Although Compartamos may have declared victory prematurely in the case of Hernandez, there are other, more promising stories, such as that of Jenny Ramirez, a 24-year-old single mother whose marriage broke up after her husband left for the U.S. Until five months ago, she sold children’s clothes from a sidewalk table. Compartamos loans, on which she pays an APR of 105%, enabled her to open a small store. “From the time I was a little girl, I loved money,” she says. “I sold bread door to door. I sold Fuller brushes, I sold Avon.”
Ramirez’ group of 16 women calls itself Avanzando, which means “advancing.” Yet even those who seem to be advancing encounter financial obstacles. At an October meeting in the unfurnished front room of a member’s home off a dirt alley, the women buzz about a new fee for life insurance. Compartamos loans automatically include an insurance policy. Coverage lasts only for the term of the loan and pays any remaining debt if a borrower dies, as well as funeral costs. The Compartamos representative has told the group that at least 11 of them would have to buy additional insurance at a cost of $5.50 each, or else their group’s loans would not be renewed. None of the women want the extra coverage. The cost may sound modest, but not to people teetering on the edge of insolvency. Reluctantly, the women draw straws, and Ram?rez and her mother wind up among the unlucky 11 having to pay the extra $5.50.

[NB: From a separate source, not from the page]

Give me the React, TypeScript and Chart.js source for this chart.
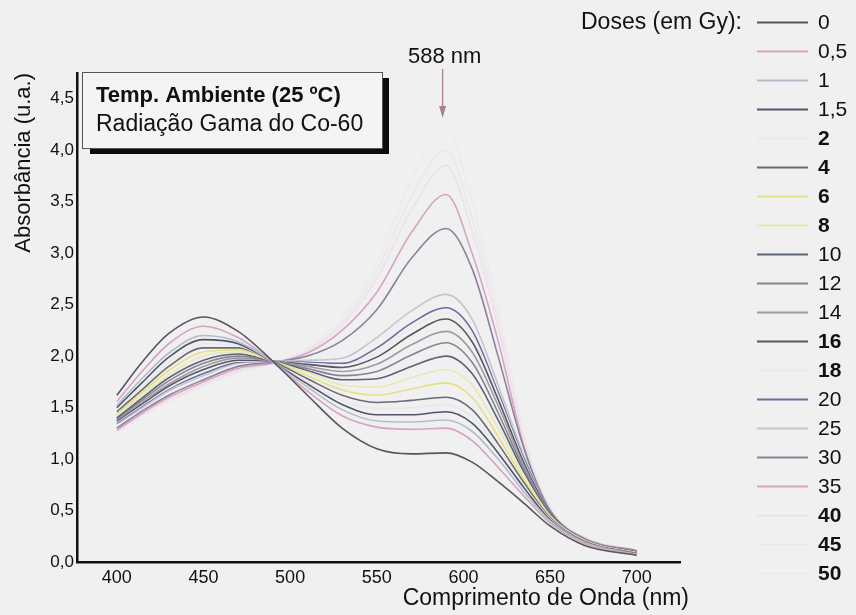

Ramirez can’t contain herself. “You forced us to buy these extra policies, and it’s not fair,” she says sharply to the bank representative.
Interviewed later, Danel, the co-CEO, says that the representative acted “overeagerly and wrongly” and that in the future insurance purchases will be entirely voluntary. But he stresses that Compartamos is no longer a charity. “A lot of people have suggested that financial inclusion can be a poverty alleviation tool,” he says. “We’re not out to prove that. We’re out to provide financial services as opportunities to these clients, realizing that some people might make better use of them than others.”